Well over a third (37%) admitted they would feel relaxed sharing an adviser as their parent(s)/family trust them, while 34% said they’d feel good that all family finances are in one place, and they can review together. Despite being comfortable with sharing an adviser, a third (33%) admitted they want boundaries and so wouldn’t share all their details and situation.
So, what can we take from this?
The fundamentals of the advice process remain largely the same but the ways in which we service the needs of the current generation in comparison to past generations has changed, and the best advisers have adapted accordingly to maintain and even improve these generational relationships.
This is largely down to technology but it’s not always been smooth sailing for technology and the adviser community.

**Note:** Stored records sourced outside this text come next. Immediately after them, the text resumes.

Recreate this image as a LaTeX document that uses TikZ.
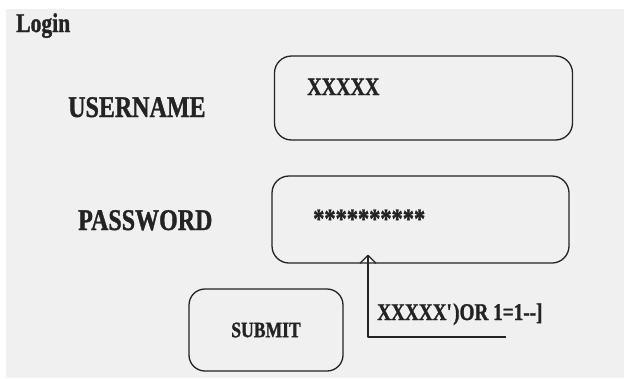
\documentclass[tikz,border=0pt]{standalone}
\usepackage{fontspec}
\setmainfont{Liberation Serif}[FakeStretch=0.8, BoldFeatures={FakeBold=1.2}]
\usepackage{xcolor}
\usepackage{tikz}
\usetikzlibrary{positioning,arrows.meta}
\definecolor{formgray}{RGB}{240,240,240}
\definecolor{inkgray}{RGB}{35,35,35}

\begin{document}
\begin{tikzpicture}[
  x=1pt, y=-1pt,
  every node/.style={font=\bfseries, text=inkgray, inner sep=0pt},
  lbltext/.style={font=\fontsize{30}{34}\selectfont\bfseries},
  valtext/.style={font=\fontsize{25}{30}\selectfont\bfseries},
  fieldbox/.style={draw=inkgray, line width=1.3pt, rounded corners=17pt, minimum width=298pt, minimum height=84pt},
  btnbox/.style={draw=inkgray, line width=1.3pt, rounded corners=16pt, minimum width=154pt, minimum height=82pt, font=\fontsize{22}{26}\selectfont\bfseries}
]
\useasboundingbox (0,0) rectangle (624,378);
\fill[formgray] (6,9) rectangle (624,378);

\node[anchor=base west, font=\fontsize{27}{30}\selectfont\bfseries] (title) at (16,32) {Login};

\node[lbltext, anchor=base west] (userlbl) at (68,117) {USERNAME};
\node[fieldbox] (userbox) at (423.5,98) {};
\node[valtext, anchor=base west] (userval) at (307,95) {XXXXX};

\node[lbltext, anchor=base west] (passlbl) at (78,230) {PASSWORD};
\node[fieldbox, minimum width=297pt, minimum height=87pt] (passbox) at (420.5,219.5) {};
\node[anchor=base west, font=\fontsize{28}{30}\selectfont\bfseries] (passval) at (313,228) {**********};

\node[btnbox] (submit) at (266,330) {SUBMIT};

\node[anchor=base west, font=\fontsize{24}{28}\selectfont\bfseries] (inject) at (377,320) {XXXXX\textquotesingle)OR 1=1-{}-]};
\coordinate (hook) at (506,337);

\draw[draw=inkgray, line width=1.3pt, line join=round, -{Straight Barb[length=8pt, width=16pt, line join=round]}]
  (hook) -| ([xshift=-52.5pt, yshift=9pt]passbox.south);
\end{tikzpicture}
\end{document}
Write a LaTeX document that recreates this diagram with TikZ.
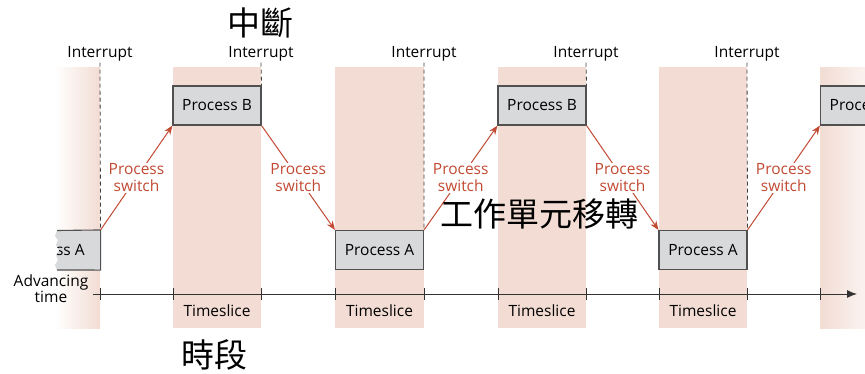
\documentclass[tikz,border=0pt]{standalone}
\usepackage{fontspec}
\setmainfont{Open Sans}
\newfontfamily\cjk{Noto Sans CJK TC}
\usetikzlibrary{arrows.meta}
\definecolor{band}{HTML}{F2DCD3}
\definecolor{swred}{HTML}{C24A33}
\definecolor{boxfill}{HTML}{D8D9DA}
\definecolor{boxline}{HTML}{505050}
\definecolor{axisc}{HTML}{333333}
\begin{document}
\begin{tikzpicture}[x=1pt,y=-1pt,
  pbox/.style={draw=boxline, line width=1.1pt, fill=boxfill, minimum width=88pt, minimum height=39pt, inner sep=0pt, font=\fontsize{15.5}{18}\selectfont},
  intr/.style={font=\fontsize{15.5}{18}\selectfont, inner sep=1pt, text=black},
  tsl/.style={font=\fontsize{15.5}{18}\selectfont, text=black},
  psw/.style={text=swred, align=center, fill=white, inner sep=1pt, font=\fontsize{15.5}{17}\selectfont},
  swarrow/.style={draw=swred, line width=1pt, -{Stealth[length=9pt,width=7pt]}},
  intline/.style={draw=black!75, line width=0.8pt, dash pattern=on 4pt off 3pt},
  cjklabel/.style={font=\cjk\fontsize{33}{35}\selectfont, inner sep=0pt}
]
\clip (0,0) rectangle (865,373);
\fill[white] (0,0) rectangle (865,373);
% bands
\shade[left color=white, right color=band] (55,67) rectangle (100,328);
\foreach \xa/\xb in {173/261, 335/424, 498/586, 659/747}
  \fill[band] (\xa,67) rectangle (\xb,328);
\shade[left color=band, right color=band!35] (820,67) rectangle (865,328);

% process boxes
\node[pbox] (b1) at (217,105.5) {Process B};
\node[pbox] (a1) at (379.5,250) {Process A};
\node[pbox] (b2) at (542,105.5) {Process B};
\node[pbox] (a2) at (703,250) {Process A};
\node[pbox] (b3) at (864.5,105.5) {Process B};

% torn left box
\node[pbox, draw=none, fill=none] (a0) at (56,250) {};
\fill[boxfill] (100,230.5) -- (57,230.5) -- (55,236) -- (58,240) -- (56,245) -- (59,250) -- (56,255) -- (58,260) -- (55,265) -- (57,270) -- (100,270) -- cycle;
\begin{scope}
  \clip (100,230.5) -- (57,230.5) -- (55,236) -- (58,240) -- (56,245) -- (59,250) -- (56,255) -- (58,260) -- (55,265) -- (57,270) -- (100,270) -- cycle;
  \node[font=\fontsize{15.5}{18}\selectfont] at ([xshift=-6pt]a0.center) {Process A};
\end{scope}
\draw[boxline, line width=1.1pt] (57,230.5) -- (a0.north east) -- (a0.south east) -- (57,270);

% interrupts
\node[intr] (i1) at (100,54) {Interrupt};
\node[intr] (i2) at (261,54) {Interrupt};
\node[intr] (i3) at (424,54) {Interrupt};
\node[intr] (i4) at (586,54) {Interrupt};
\node[intr] (i5) at (747,54) {Interrupt};
\draw[intline] (i1.south) -- (a0.north east);
\draw[intline] (i2.south) -- (b1.north east);
\draw[intline] (i3.south) -- (a1.north east);
\draw[intline] (i4.south) -- (b2.north east);
\draw[intline] (i5.south) -- (a2.north east);

% process switches
\draw[swarrow] (a0.north east) -- (b1.south west) node[psw, pos=0.5] {Process\\switch};
\draw[swarrow] (b1.south east) -- (a1.north west) node[psw, pos=0.5] {Process\\switch};
\draw[swarrow] (a1.north east) -- (b2.south west) node[psw, pos=0.5] {Process\\switch};
\draw[swarrow] (b2.south east) -- (a2.north west) node[psw, pos=0.5] {Process\\switch};
\draw[swarrow] (a2.north east) -- (b3.south west) node[psw, pos=0.5] {Process\\switch};

% time axis
\coordinate (tstart) at (93,294);
\coordinate (tend) at (857,294);
\draw[axisc, line width=1pt, -{Latex[length=10pt,width=8pt]}] (tstart) -- (tend);
\foreach \x in {100,173,261,335,424,498,586,659,747,820}
  \draw[axisc, line width=1pt] (\x,288) -- (\x,300);
\node[tsl] (t1) at (217,311) {Timeslice};
\node[tsl] (t2) at (379.5,311) {Timeslice};
\node[tsl] (t3) at (542,311) {Timeslice};
\node[tsl] (t4) at (703,311) {Timeslice};
\node[align=center, font=\fontsize{15.5}{16}\selectfont, text=black] (adv) at (51,289) {Advancing\\time};

% chinese annotations
\node[cjklabel] (zd) at (260,23) {中斷};
\node[cjklabel] (gz) at (539,214) {工作單元移轉};
\node[cjklabel] (sd) at (214,355) {時段};
\end{tikzpicture}
\end{document}
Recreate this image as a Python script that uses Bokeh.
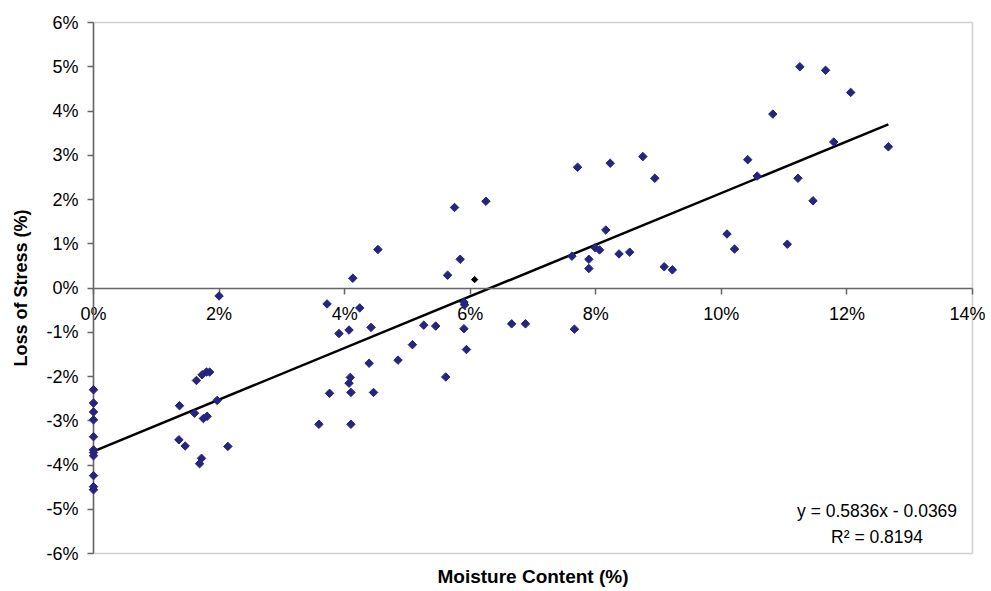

There were times in the past where the perceived threat of roboadvice cast a large shadow on the mortgage market and skewed many views around the impact of technology on the advice process.
Thankfully, a host of tech providers have managed to turn this ship around and a vast proportion of intermediary firms, large and small, are benefitting from a range of online tools to help their business run more efficiently and effectively whilst simplifying the mortgage journey for their clients.
This is a process which feeds back into the value of trust and relationships. In order to get the best out of technology, advisers need to place their trust in being able to generate the best outcomes for their clients to build longstanding relationships.
And the deeper this trust goes - beyond the pure tech aspect and into the people behind it - the more these relationships are likely to flourish.